Dwight Howard's gargantuan performance deserves plenty of mention. He scored 26 points and grabbed 18 rebounds, hitting 11 of 16 shots and four of seven free throws. Howard got what he wanted for the most part against Tim Duncan and Antonio McDyess. There were no jumpers tonight, he was looking to attack the basket. And more importantly he was looking to keep the Spurs from the basket.
Lewis had it going early too 14 points. Redick broke free to score nine of his 11 points (albeit on 5-of-11 shooting) in the first half. Jameer Nelson also did a good job in scoring 15 points and five assists. Except for Vince Carter going down to a knee injury just as he appeared to be getting aggressive -- both of his field goals came on highlight-producing drives to the basket.
When the Magic came down the stretch though, the failure to execute became painfully apparent.
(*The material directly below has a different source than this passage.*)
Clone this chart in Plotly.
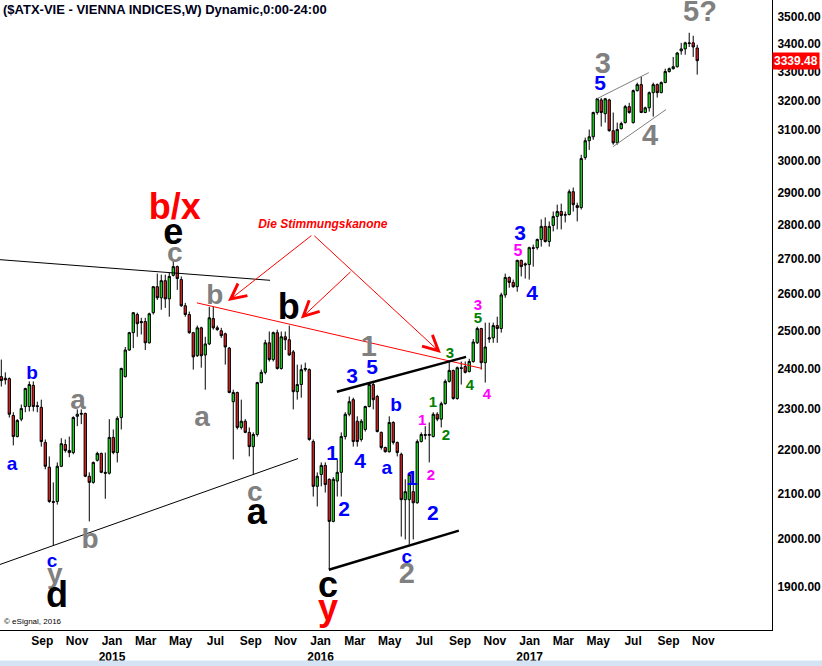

After Duncan made it a four-point game, Nelson did a masterful job dribbling into the paint and through defenders trying to find either an opportunity to score or someone to pass to. Finding neither, he continued to dribble around taking off time and leading to more panic. Nelson ended up turning the ball over -- one of 16 Orlando had on the night -- and the Magic's hopes really ended when Ginobili made his three-point play.
Howard played nearly 41 minutes and, because he was making such an impact on offense and defense, remained in the game when he typically gets a breather. Howard had only three shots in the fourth quarter (and the last was an uncontested dunk with the outcome more or less decided). For someone on such an offensive role and playing because he clearly had the hot hand, it was puzzling not to see him get the ball. Some of it was Van Gundy's play calling. Some of it was Howard not making himself a bigger offensive presence and demanding the ball from his guards.
It is one of the many things Orlando has to work on coming out of this game. Don't get me wrong, the Magic played a fantastic game and put themselves exactly where they want to be -- in a position to win. But coming up short is disappointing. The execution at the end was severely lacking. And that is sure to haunt everyone.
What should be more haunting is another uneven defensive performance. Van Gundy admitted that perhaps his team has not worked on closing out on 3-point shooters as much as they usually did. But that is not the only problem. He also pointed to the team's struggles keeping San Antonio out of the paint.
These are the games Orlando has got to win to take the title. Lesson learned, I guess.